■ **Task statement**: Return the lines where the word "this" occurs.

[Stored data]
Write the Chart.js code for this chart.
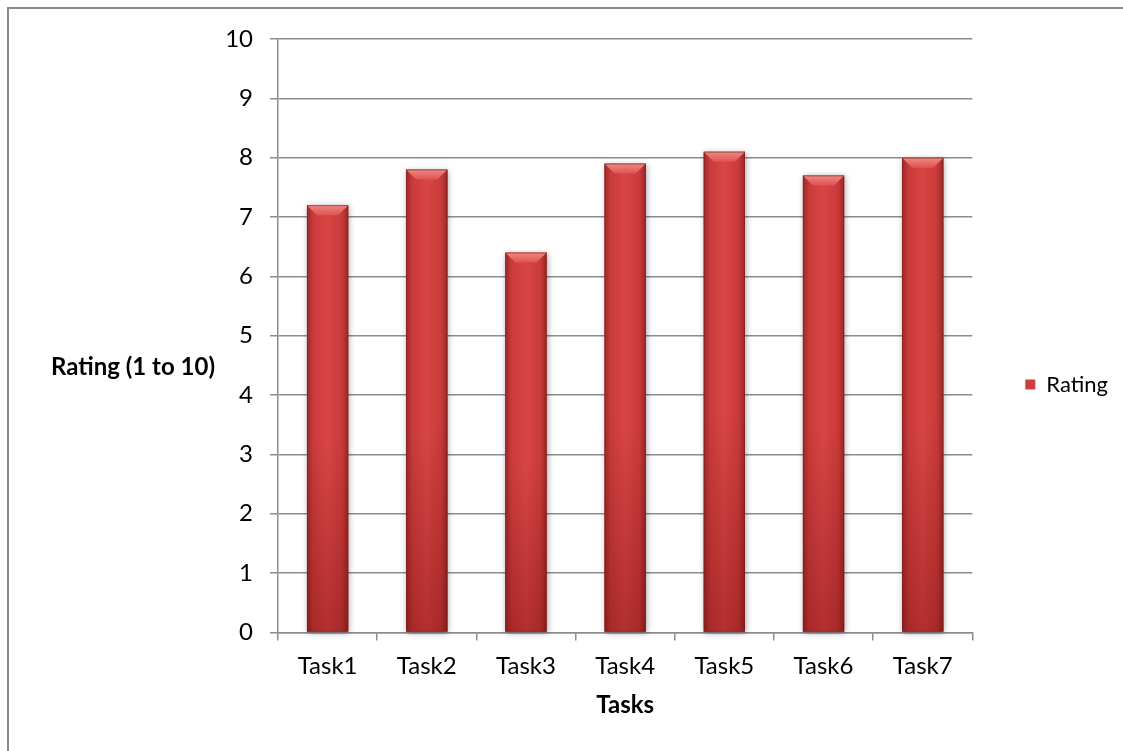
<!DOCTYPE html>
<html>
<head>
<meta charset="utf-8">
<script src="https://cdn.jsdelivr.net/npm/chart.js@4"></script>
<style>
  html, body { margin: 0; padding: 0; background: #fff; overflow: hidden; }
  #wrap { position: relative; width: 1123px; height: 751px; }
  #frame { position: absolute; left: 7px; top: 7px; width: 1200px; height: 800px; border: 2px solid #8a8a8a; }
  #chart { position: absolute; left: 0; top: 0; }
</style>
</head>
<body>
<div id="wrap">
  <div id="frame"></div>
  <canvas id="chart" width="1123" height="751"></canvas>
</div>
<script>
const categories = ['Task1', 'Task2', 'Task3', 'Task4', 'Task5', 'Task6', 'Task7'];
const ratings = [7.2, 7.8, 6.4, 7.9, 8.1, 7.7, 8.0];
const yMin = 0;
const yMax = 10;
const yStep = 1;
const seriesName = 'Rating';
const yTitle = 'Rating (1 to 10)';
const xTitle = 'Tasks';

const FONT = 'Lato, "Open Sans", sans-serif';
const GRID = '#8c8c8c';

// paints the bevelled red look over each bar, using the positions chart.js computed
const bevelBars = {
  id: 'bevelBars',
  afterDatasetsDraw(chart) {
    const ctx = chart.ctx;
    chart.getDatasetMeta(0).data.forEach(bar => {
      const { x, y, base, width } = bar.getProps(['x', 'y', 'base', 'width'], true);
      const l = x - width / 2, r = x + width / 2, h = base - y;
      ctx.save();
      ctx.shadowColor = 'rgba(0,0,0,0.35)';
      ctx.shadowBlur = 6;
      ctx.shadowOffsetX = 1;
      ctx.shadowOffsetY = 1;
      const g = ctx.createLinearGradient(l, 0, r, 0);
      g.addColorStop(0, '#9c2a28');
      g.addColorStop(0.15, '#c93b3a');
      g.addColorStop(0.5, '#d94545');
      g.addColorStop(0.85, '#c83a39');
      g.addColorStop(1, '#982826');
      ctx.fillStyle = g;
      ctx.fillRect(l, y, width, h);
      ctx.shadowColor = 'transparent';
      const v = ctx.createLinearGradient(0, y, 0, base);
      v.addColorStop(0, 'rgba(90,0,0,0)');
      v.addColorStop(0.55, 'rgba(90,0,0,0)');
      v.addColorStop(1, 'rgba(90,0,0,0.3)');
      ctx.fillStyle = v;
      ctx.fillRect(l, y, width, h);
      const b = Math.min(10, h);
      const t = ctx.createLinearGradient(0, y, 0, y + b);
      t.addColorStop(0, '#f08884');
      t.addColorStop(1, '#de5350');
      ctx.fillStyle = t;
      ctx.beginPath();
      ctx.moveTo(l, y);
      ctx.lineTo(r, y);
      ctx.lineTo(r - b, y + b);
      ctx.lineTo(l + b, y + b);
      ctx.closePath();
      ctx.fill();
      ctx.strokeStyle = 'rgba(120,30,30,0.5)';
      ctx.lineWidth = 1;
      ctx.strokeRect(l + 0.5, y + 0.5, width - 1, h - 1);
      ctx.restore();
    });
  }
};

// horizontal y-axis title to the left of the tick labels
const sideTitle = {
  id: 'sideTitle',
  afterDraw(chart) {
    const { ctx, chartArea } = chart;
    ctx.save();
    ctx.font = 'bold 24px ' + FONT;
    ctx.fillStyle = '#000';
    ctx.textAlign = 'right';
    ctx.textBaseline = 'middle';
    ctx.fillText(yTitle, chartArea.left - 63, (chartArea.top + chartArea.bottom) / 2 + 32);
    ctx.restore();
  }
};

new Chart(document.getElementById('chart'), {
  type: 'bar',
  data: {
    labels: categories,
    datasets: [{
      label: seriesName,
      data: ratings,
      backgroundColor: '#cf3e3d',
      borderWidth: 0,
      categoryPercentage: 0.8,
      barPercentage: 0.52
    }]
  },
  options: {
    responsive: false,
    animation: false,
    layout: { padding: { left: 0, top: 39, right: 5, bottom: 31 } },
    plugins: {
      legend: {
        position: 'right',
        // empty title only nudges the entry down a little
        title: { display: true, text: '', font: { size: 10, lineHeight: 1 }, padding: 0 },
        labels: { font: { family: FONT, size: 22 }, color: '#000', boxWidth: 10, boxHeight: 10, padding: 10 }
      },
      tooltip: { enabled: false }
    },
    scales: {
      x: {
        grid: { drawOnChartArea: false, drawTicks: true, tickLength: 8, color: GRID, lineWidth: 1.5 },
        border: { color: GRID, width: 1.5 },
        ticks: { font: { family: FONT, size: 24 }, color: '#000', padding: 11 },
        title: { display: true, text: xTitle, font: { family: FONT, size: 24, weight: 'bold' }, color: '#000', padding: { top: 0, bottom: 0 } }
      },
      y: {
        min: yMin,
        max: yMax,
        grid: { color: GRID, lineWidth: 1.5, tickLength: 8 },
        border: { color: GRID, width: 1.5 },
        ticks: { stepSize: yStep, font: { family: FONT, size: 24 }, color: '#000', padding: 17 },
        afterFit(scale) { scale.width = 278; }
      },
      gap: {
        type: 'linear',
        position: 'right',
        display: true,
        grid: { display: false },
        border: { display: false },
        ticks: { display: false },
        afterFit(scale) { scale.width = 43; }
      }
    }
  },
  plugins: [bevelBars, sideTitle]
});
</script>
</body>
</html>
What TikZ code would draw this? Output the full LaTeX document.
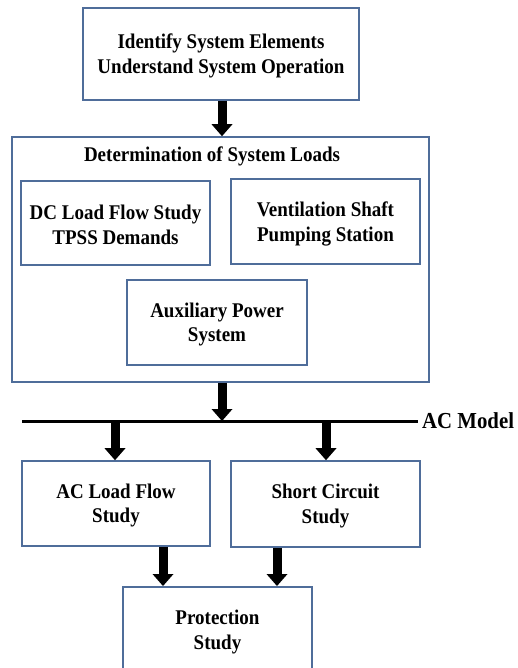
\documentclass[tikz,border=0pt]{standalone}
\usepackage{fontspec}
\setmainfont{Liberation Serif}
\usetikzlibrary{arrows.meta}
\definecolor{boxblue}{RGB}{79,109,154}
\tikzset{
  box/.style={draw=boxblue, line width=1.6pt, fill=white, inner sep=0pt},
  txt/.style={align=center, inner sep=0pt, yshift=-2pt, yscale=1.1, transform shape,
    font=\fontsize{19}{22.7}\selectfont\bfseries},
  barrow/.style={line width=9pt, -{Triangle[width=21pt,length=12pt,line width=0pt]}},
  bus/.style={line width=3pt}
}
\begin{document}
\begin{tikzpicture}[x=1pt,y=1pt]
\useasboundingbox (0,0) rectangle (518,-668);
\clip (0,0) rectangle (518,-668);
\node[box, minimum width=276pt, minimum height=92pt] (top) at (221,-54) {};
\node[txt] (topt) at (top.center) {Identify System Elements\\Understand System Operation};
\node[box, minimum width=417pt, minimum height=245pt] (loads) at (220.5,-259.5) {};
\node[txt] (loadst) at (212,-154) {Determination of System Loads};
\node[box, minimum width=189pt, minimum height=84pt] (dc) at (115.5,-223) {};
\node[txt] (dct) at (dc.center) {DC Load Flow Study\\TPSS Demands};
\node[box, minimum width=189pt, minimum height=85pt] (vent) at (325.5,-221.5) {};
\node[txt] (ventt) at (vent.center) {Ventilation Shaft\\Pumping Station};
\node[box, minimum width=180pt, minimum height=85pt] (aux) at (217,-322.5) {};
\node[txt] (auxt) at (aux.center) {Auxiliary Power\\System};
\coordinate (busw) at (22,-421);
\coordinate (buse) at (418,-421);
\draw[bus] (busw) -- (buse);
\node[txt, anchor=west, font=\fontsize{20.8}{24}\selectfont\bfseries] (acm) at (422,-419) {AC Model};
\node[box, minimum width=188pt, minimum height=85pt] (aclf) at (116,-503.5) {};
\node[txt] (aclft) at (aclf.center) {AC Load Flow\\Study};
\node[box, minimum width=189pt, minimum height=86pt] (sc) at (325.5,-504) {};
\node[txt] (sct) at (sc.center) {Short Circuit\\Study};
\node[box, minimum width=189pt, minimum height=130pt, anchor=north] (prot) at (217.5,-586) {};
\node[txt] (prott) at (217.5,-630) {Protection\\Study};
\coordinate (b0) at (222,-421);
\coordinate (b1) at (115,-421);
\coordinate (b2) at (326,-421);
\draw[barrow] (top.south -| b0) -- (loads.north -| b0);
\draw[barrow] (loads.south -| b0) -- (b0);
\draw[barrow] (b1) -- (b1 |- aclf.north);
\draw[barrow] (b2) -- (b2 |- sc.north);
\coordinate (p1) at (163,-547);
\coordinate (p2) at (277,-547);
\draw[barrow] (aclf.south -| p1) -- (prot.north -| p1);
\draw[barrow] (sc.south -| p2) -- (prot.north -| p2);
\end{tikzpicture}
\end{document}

■ **Exercise output**:
Write the Chart.js code for this chart.
What TikZ code would draw this? Output the full LaTeX document.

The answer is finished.